Living in a Joint Family as an Adult Showed Me Both Its Gifts and Its Costs

I had grown up in a joint family and thought I understood it. Living in one as an adult with my own formed identity was a completely different experience.

Story

What actually happened

My husband and I moved into his family home in Gandhinagar two years after our marriage, which was a practical decision with layered implications that I had not fully mapped before making it.

The practical reasons were real - his father's health required some additional presence at home and the financial arrangement made sense during a period when we were building savings. I had grown up in a joint family myself and had warm associations with the structure.

What I had not accounted for was the degree to which the joint family of my childhood had been one I inhabited as a child with my parents making most of the navigational decisions, and the joint family I was now entering was one I was navigating as an adult woman with my own formed preferences and a marriage I was also simultaneously building.

The gifts were genuine and I want to name them first. The children born to us during those years were held by a village in a way that nuclear family parenting is not. The practical load of daily life was distributed in a way that produced genuine ease at certain moments.

The texture of the household - the cooking that happened collectively, the evenings that involved multiple generations, the particular warmth of a home that was always occupied - was something I had value for and genuinely appreciated. The costs were also real and deserve naming honestly. Privacy was not a feature of the architecture.

Decisions about our lives that I would have made between my husband and me were made in a field of family opinion that was offered freely and with love and that required active management to keep from becoming directive.

The specific negotiation of being a daughter-in-law in a household with established rhythms was ongoing and required more energy than I had budgeted. At 31, having moved into our own home two years ago, I carry both sides of the experience.
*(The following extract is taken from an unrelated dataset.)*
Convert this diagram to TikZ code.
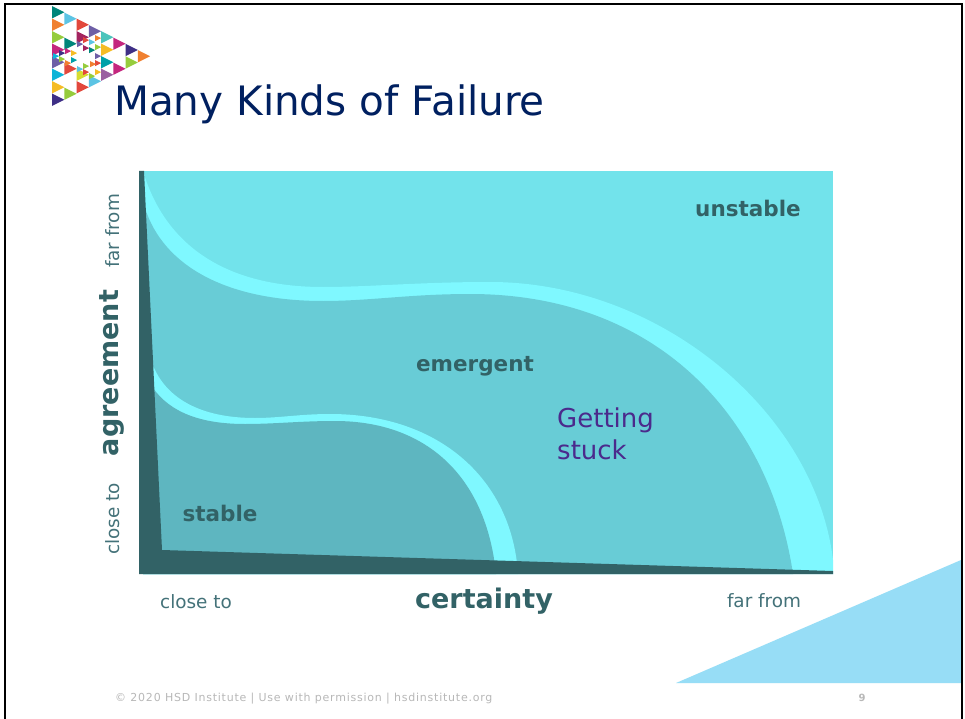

The years in the joint family gave our children a beginning I am grateful for. They also clarified for me what I needed in a home of my own and why, which I could not have known without having lived its absence.

The lesson

The family structure you choose as an adult requires a different navigation than the one you grew up in. Your identity is more formed and your needs are more specific. Account for that honestly.

Actionable takeaway

What to do with this now

Joint family living offers real gifts and real costs that cannot be fully understood from the outside. Go in knowing both rather than only the side your nostalgia emphasises.